If maximizing effort to yield is your goal, I would recommend looking at the TPL in .NET. This is probably the simplest way to implement this. Depending on what your code is doing, you could either form a pipeline or just even use Parallel.For (or ForEach) on each "frame".

That being said, if you want to stick to native, non-managed code, a good option might be Microsoft's new Parallel Patterns Library or Intel's Threading Building Blocks. They both have similar constructs to the new TPL, especially for data parallelism, and would make this fairly easy to parallelize, as long as "each frame does not depend on other frames" remains true.

Answer 2

My advice would be to approach this in a step-wise fashion.

1. First, prove that you have a functional non-MATLAB implementation. This is non-trivial and, frankly, I think you should plan on spending 100% of your brain cycles getting correctness first before you think about performance.

2. Partition your solution: prove that you can take the routine that you think is decoupled from the rest of the implementation and isolate it syntactically from the rest of the code. For example, if you were talking about a ray tracer, you could take the math that result from a single view point shooting a ray through a single pixel into the common environment. This is also non-trivial as it will require you to think about what is actually common (e.g., the geometry of the environment, texture maps, etc.) and what is specific to a unique situation (e.g., ray from eye to pixel). Performance profiling is your friend here.

3. Identify the syntax of the libraries or frameworks that you are interested in that will be required to create threads / processes in parallel, launch them and join their results after completion.
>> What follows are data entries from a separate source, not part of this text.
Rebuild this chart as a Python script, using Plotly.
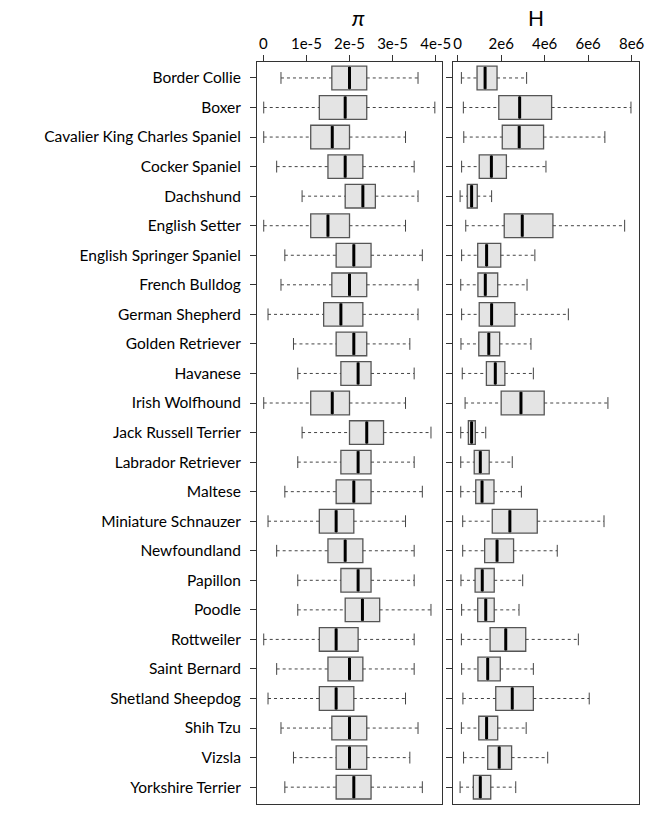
import plotly.graph_objects as go

breeds = ["Border Collie", "Boxer", "Cavalier King Charles Spaniel", "Cocker Spaniel",
          "Dachshund", "English Setter", "English Springer Spaniel", "French Bulldog",
          "German Shepherd", "Golden Retriever", "Havanese", "Irish Wolfhound",
          "Jack Russell Terrier", "Labrador Retriever", "Maltese", "Miniature Schnauzer",
          "Newfoundland", "Papillon", "Poodle", "Rottweiler", "Saint Bernard",
          "Shetland Sheepdog", "Shih Tzu", "Vizsla", "Yorkshire Terrier"]

# pi statistics (units of 1e-5)
pi_low = [0.41, 0.01, 0.01, 0.31, 0.90, 0.01, 0.50, 0.41, 0.11, 0.70, 0.80, 0.01, 0.90,
          0.80, 0.50, 0.11, 0.31, 0.80, 0.80, 0.01, 0.31, 0.11, 0.41, 0.70, 0.50]
pi_q1 = [1.59, 1.30, 1.10, 1.50, 1.90, 1.10, 1.69, 1.59, 1.40, 1.69, 1.80, 1.10, 2.00,
         1.80, 1.69, 1.30, 1.50, 1.80, 1.90, 1.30, 1.50, 1.30, 1.59, 1.69, 1.69]
pi_med = [2.00, 1.90, 1.60, 1.90, 2.31, 1.50, 2.10, 2.00, 1.80, 2.10, 2.20, 1.60, 2.40,
          2.20, 2.10, 1.69, 1.90, 2.20, 2.30, 1.69, 2.00, 1.69, 2.00, 2.00, 2.10]
pi_q3 = [2.40, 2.40, 2.00, 2.31, 2.60, 2.00, 2.50, 2.40, 2.31, 2.40, 2.50, 2.00, 2.79,
         2.50, 2.50, 2.10, 2.31, 2.50, 2.70, 2.20, 2.31, 2.10, 2.40, 2.40, 2.50]
pi_high = [3.59, 3.98, 3.30, 3.50, 3.59, 3.30, 3.69, 3.59, 3.59, 3.40, 3.50, 3.30, 3.89,
           3.50, 3.69, 3.30, 3.50, 3.50, 3.89, 3.50, 3.50, 3.30, 3.59, 3.40, 3.69]
PI_UNIT = 1e-5

# H statistics (units of 1e6)
h_low = [0.17, 0.26, 0.28, 0.18, 0.11, 0.37, 0.18, 0.14, 0.18, 0.15, 0.21, 0.34, 0.14,
         0.14, 0.14, 0.23, 0.23, 0.15, 0.18, 0.17, 0.18, 0.24, 0.17, 0.27, 0.11]
h_q1 = [0.89, 1.89, 2.05, 0.99, 0.44, 2.14, 0.92, 0.93, 0.99, 0.97, 1.32, 2.00, 0.49,
        0.76, 0.83, 1.59, 1.24, 0.80, 0.92, 1.49, 0.93, 1.75, 0.97, 1.38, 0.72]
h_med = [1.26, 2.85, 2.83, 1.55, 0.64, 2.97, 1.33, 1.27, 1.56, 1.43, 1.73, 2.91, 0.64,
         1.04, 1.12, 2.40, 1.81, 1.13, 1.29, 2.21, 1.38, 2.51, 1.33, 1.91, 1.04]
h_q3 = [1.81, 4.32, 3.95, 2.24, 0.90, 4.38, 1.98, 1.84, 2.63, 1.93, 2.17, 3.98, 0.81,
        1.45, 1.67, 3.66, 2.57, 1.68, 1.68, 3.13, 1.96, 3.48, 1.84, 2.48, 1.52]
h_high = [3.17, 7.97, 6.77, 4.06, 1.56, 7.68, 3.55, 3.19, 5.09, 3.37, 3.48, 6.91, 1.29,
          2.51, 2.93, 6.73, 4.58, 2.99, 2.82, 5.55, 3.48, 6.05, 3.15, 4.14, 2.67]
H_UNIT = 1e6

pi_ticks = [0, 1e-5, 2e-5, 3e-5, 4e-5]
pi_ticktext = ["0", "1e-5", "2e-5", "3e-5", "4e-5"]
h_ticks = [0, 2e6, 4e6, 6e6, 8e6]
h_ticktext = ["0", "2e6", "4e6", "6e6", "8e6"]

pos = list(range(len(breeds)))
BOXW = 0.8
CAPW = 0.4
FILL = "#e4e4e4"
EDGE = "#555555"
WHISK = "#444444"

fig = go.Figure()


def add_panel(low, q1, med, q3, high, unit, xa, ya):
    lo = [v * unit for v in low]
    a = [v * unit for v in q1]
    m = [v * unit for v in med]
    b = [v * unit for v in q3]
    hi = [v * unit for v in high]
    # whiskers (dashed)
    wx, wy = [], []
    for i in pos:
        wx += [lo[i], a[i], None, b[i], hi[i], None]
        wy += [i, i, None, i, i, None]
    fig.add_trace(go.Scatter(x=wx, y=wy, mode="lines", xaxis=xa, yaxis=ya,
                             line=dict(color=WHISK, width=1, dash="3px,3px"),
                             hoverinfo="skip", showlegend=False))
    # caps
    cx, cy = [], []
    for i in pos:
        cx += [lo[i], lo[i], None, hi[i], hi[i], None]
        cy += [i - CAPW / 2, i + CAPW / 2, None, i - CAPW / 2, i + CAPW / 2, None]
    fig.add_trace(go.Scatter(x=cx, y=cy, mode="lines", xaxis=xa, yaxis=ya,
                             line=dict(color=WHISK, width=1),
                             hoverinfo="skip", showlegend=False))
    # boxes
    fig.add_trace(go.Box(y=pos, q1=a, median=m, q3=b, lowerfence=a, upperfence=b,
                         orientation="h", xaxis=xa, yaxis=ya, width=BOXW,
                         fillcolor=FILL, line=dict(color=EDGE, width=1.3),
                         whiskerwidth=0, boxpoints=False, showlegend=False))
    # medians
    mx, my = [], []
    for i in pos:
        mx += [m[i], m[i], None]
        my += [i - BOXW / 2 + 0.03, i + BOXW / 2 - 0.03, None]
    fig.add_trace(go.Scatter(x=mx, y=my, mode="lines", xaxis=xa, yaxis=ya,
                             line=dict(color="black", width=3),
                             hoverinfo="skip", showlegend=False))


add_panel(pi_low, pi_q1, pi_med, pi_q3, pi_high, PI_UNIT, "x", "y")
add_panel(h_low, h_q1, h_med, h_q3, h_high, H_UNIT, "x2", "y2")

W, H = 649, 815
ml, mr, mt, mb = 257, 10, 62, 11
pw = W - ml - mr
d1 = [0, (442 - ml) / pw]
d2 = [(453 - ml) / pw, 1.0]

font = "Lato, Open Sans, sans-serif"
xcommon = dict(side="top", showgrid=False, zeroline=False, showline=True, mirror=True,
               linecolor="#333333", linewidth=1, ticks="outside", ticklen=6,
               tickcolor="#333333", automargin=False,
               tickfont=dict(size=15, color="black", family=font))
ycommon = dict(showgrid=False, zeroline=False, showline=True, mirror=True,
               linecolor="#333333", linewidth=1, ticks="outside", ticklen=6,
               tickcolor="#333333", range=[24.57, -0.54], tickvals=pos,
               automargin=False)

fig.update_layout(
    width=W, height=H, autosize=False,
    margin=dict(l=ml, r=mr, t=mt, b=mb, autoexpand=False),
    plot_bgcolor="white", paper_bgcolor="white",
    xaxis=dict(domain=d1, range=[-0.146e-5, 4.146e-5], tickvals=pi_ticks,
               ticktext=pi_ticktext, anchor="y", **xcommon),
    xaxis2=dict(domain=d2, range=[-0.216e6, 8.34e6], tickvals=h_ticks,
                ticktext=h_ticktext, anchor="y2", **xcommon),
    yaxis=dict(anchor="x", ticktext=breeds, ticklabelstandoff=6,
               tickfont=dict(size=15.5, color="black", family=font), **ycommon),
    yaxis2=dict(anchor="x2", showticklabels=False, **ycommon),
    annotations=[
        dict(text="<i>π</i>", x=(d1[0] + d1[1]) / 2, y=1, xref="paper", yref="paper",
             yanchor="middle", yshift=45, showarrow=False,
             font=dict(size=22, color="black", family=font)),
        dict(text="H", x=(d2[0] + d2[1]) / 2, y=1, xref="paper", yref="paper",
             yanchor="middle", yshift=45, showarrow=False,
             font=dict(size=21, color="black", family=font)),
    ],
)

fig.write_html("out.html", config={"displayModeBar": False},
               post_script="document.body.style.margin='0px';")
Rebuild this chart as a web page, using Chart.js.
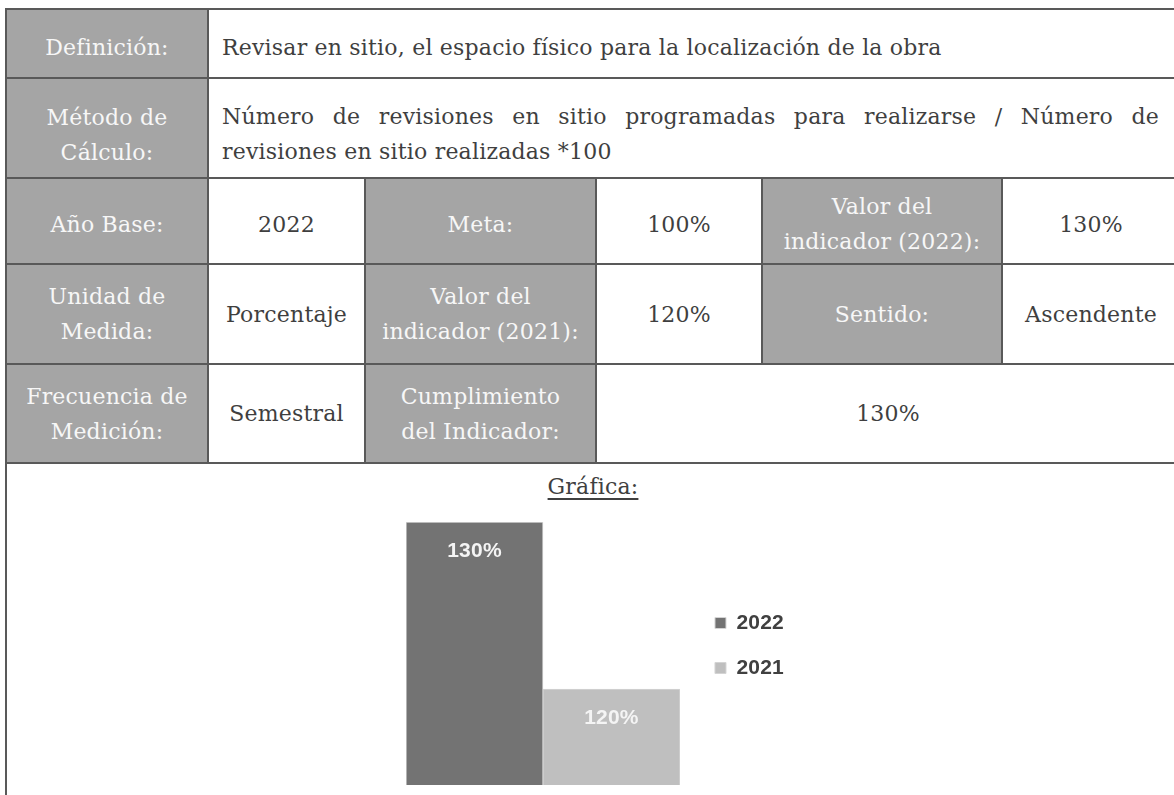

Note: you'll need to have mutual exclusion on shared data, etc. For example, in Java world, this would be java.util.concurrency.

4. Try creating two (only two) threads to partition your work in half. Write benchmarks that allow you to measure your initial solution, the solution for N=2 threads and profile the hell out of the results.

5. Only then should you even think about further parallelization.

If you follow steps like these, you'll (a) succeed at your actual task (port from MATLAB), (b) have something that works to some known performance metrics and (c) have a clear path forward if you'd like to further exploit parallization opportunities.